Information provided
=====

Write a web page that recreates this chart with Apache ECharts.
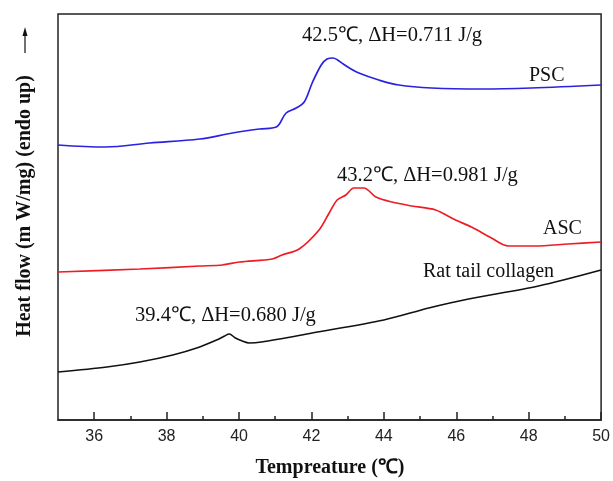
<!DOCTYPE html>
<html><head><meta charset="utf-8">
<script src="https://cdn.jsdelivr.net/npm/echarts@6/dist/echarts.min.js"></script>
<style>html,body{margin:0;padding:0;background:#fff}#c{width:613px;height:481px}</style>
</head><body><div id="c"></div>
<script>
// Temperature (°C) and heat flow (arbitrary units, endo up)
const pscT = [35.0, 36.3, 37.53, 38.91, 39.82, 40.56, 41.03, 41.30, 41.58, 41.80, 42.02, 42.27, 42.43, 42.60, 42.72, 42.88, 43.05, 43.31, 43.86, 44.41, 45.32, 46.70, 48.07, 50.0];
const pscV = [275, 273, 277, 281, 287, 291, 293, 307, 312, 318, 337, 355, 361, 362, 360, 356, 352, 347, 340, 335, 332, 331, 332, 335];

const ascT = [35.0, 37.26, 38.91, 39.54, 40.01, 40.92, 41.19, 41.66, 42.21, 42.49, 42.71, 42.95, 43.17, 43.45, 43.78, 44.22, 44.77, 45.43, 45.98, 46.42, 46.97, 47.44, 48.18, 49.09, 50.0];
const ascV = [148, 151, 154, 155, 158, 161, 165, 171, 190, 207, 220, 225, 232, 232, 223, 218, 214, 210, 200, 193, 182, 174, 174, 176, 178];

const ratT = [35.0, 36.35, 37.26, 38.17, 38.83, 39.38, 39.60, 39.73, 39.90, 40.09, 40.28, 40.62, 42.02, 44.00, 45.24, 46.34, 48.27, 50.0];
const ratV = [48, 53, 58, 65, 72, 80, 84, 86, 82, 79, 77, 78, 87, 100, 112, 121, 134, 150];

const xMajorTicks = [36, 38, 40, 42, 44, 46, 48, 50];
const xMinorTicks = [37, 39, 41, 43, 45, 47, 49];

const seriesNames = ['PSC', 'ASC', 'Rat tail collagen'];
const annotations = ['42.5\u2103, \u0394H=0.711 J/g', '43.2\u2103, \u0394H=0.981 J/g', '39.4\u2103, \u0394H=0.680 J/g'];

const zip = (a, b) => a.map((v, i) => [v, b[i]]);
const serif = '"Liberation Serif", "Times New Roman", serif';

const chart = echarts.init(document.getElementById('c'), null, {renderer: 'canvas'});
const txt = (x, y, text, extra) => Object.assign({
  type: 'text', x: x, y: y, silent: true,
  style: Object.assign({text: text, font: '20px ' + serif, fill: '#111', textAlign: 'left', textVerticalAlign: 'middle'}, extra || {})
});

const yTitle = txt(25, 206, 'Heat flow (m W/mg) (endo up)', {font: 'bold 20px ' + serif, textAlign: 'center'});
yTitle.rotation = Math.PI / 2;

chart.setOption({
  animation: false,
  backgroundColor: '#fff',
  grid: {left: 58, right: 10, top: 14, bottom: 61, show: true, borderColor: '#222', borderWidth: 1.5, backgroundColor: 'transparent'},
  xAxis: [{
    type: 'value', min: 35, max: 50, position: 'bottom',
    axisLine: {show: true, lineStyle: {color: '#222', width: 1.5}},
    axisTick: {show: true, inside: true, length: 8, customValues: xMajorTicks, lineStyle: {color: '#222', width: 1.5}},
    axisLabel: {show: true, customValues: xMajorTicks, margin: 9, color: '#222', fontSize: 16, fontFamily: '"Liberation Sans", Arial, sans-serif'},
    splitLine: {show: false}
  }, {
    type: 'value', min: 35, max: 50, position: 'bottom',
    axisLine: {show: false},
    axisTick: {show: true, inside: true, length: 4, customValues: xMinorTicks, lineStyle: {color: '#222', width: 1.5}},
    axisLabel: {show: false},
    splitLine: {show: false}
  }],
  yAxis: {type: 'value', min: 0, max: 406, show: false, splitLine: {show: false}},
  series: [
    {name: seriesNames[0], type: 'line', data: zip(pscT, pscV), showSymbol: false, smooth: 0.35, lineStyle: {color: '#2a22e0', width: 1.7}},
    {name: seriesNames[1], type: 'line', data: zip(ascT, ascV), showSymbol: false, smooth: 0.3, lineStyle: {color: '#ee1c24', width: 1.7}},
    {name: seriesNames[2], type: 'line', data: zip(ratT, ratV), showSymbol: false, smooth: 0.3, lineStyle: {color: '#111', width: 1.6}}
  ],
  graphic: [
    txt(302, 36, annotations[0], {font: '20.5px ' + serif}),
    txt(529, 76, seriesNames[0]),
    txt(337, 176, annotations[1], {font: '20.5px ' + serif}),
    txt(543, 229, seriesNames[1]),
    txt(423, 272, seriesNames[2]),
    txt(135, 316, annotations[2], {font: '20.5px ' + serif}),
    txt(330, 468, 'Tempreature (\u2103)', {font: 'bold 20px ' + serif, textAlign: 'center'}),
    yTitle,
    {type: 'line', silent: true, shape: {x1: 25, y1: 53, x2: 25, y2: 33}, style: {stroke: '#111', lineWidth: 1.2}},
    {type: 'polygon', silent: true, shape: {points: [[25, 27], [22.5, 36], [27.5, 36]]}, style: {fill: '#111'}}
  ]
});
</script>
</body></html>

=====

What is expected
Up to and including the line with "const annotations = ['42.5\u2103, \u0394H=0.711", copy the data above from its first line. Skip pictures.

Result for this task
Write a web page that recreates this chart with Apache ECharts.
<!DOCTYPE html>
<html><head><meta charset="utf-8">
<script src="https://cdn.jsdelivr.net/npm/echarts@6/dist/echarts.min.js"></script>
<style>html,body{margin:0;padding:0;background:#fff}#c{width:613px;height:481px}</style>
</head><body><div id="c"></div>
<script>
// Temperature (°C) and heat flow (arbitrary units, endo up)
const pscT = [35.0, 36.3, 37.53, 38.91, 39.82, 40.56, 41.03, 41.30, 41.58, 41.80, 42.02, 42.27, 42.43, 42.60, 42.72, 42.88, 43.05, 43.31, 43.86, 44.41, 45.32, 46.70, 48.07, 50.0];
const pscV = [275, 273, 277, 281, 287, 291, 293, 307, 312, 318, 337, 355, 361, 362, 360, 356, 352, 347, 340, 335, 332, 331, 332, 335];

const ascT = [35.0, 37.26, 38.91, 39.54, 40.01, 40.92, 41.19, 41.66, 42.21, 42.49, 42.71, 42.95, 43.17, 43.45, 43.78, 44.22, 44.77, 45.43, 45.98, 46.42, 46.97, 47.44, 48.18, 49.09, 50.0];
const ascV = [148, 151, 154, 155, 158, 161, 165, 171, 190, 207, 220, 225, 232, 232, 223, 218, 214, 210, 200, 193, 182, 174, 174, 176, 178];

const ratT = [35.0, 36.35, 37.26, 38.17, 38.83, 39.38, 39.60, 39.73, 39.90, 40.09, 40.28, 40.62, 42.02, 44.00, 45.24, 46.34, 48.27, 50.0];
const ratV = [48, 53, 58, 65, 72, 80, 84, 86, 82, 79, 77, 78, 87, 100, 112, 121, 134, 150];

const xMajorTicks = [36, 38, 40, 42, 44, 46, 48, 50];
const xMinorTicks = [37, 39, 41, 43, 45, 47, 49];

const seriesNames = ['PSC', 'ASC', 'Rat tail collagen'];
const annotations = ['42.5\u2103, \u0394H=0.711 J/g', '43.2\u2103, \u0394H=0.981 J/g', '39.4\u2103, \u0394H=0.680 J/g'];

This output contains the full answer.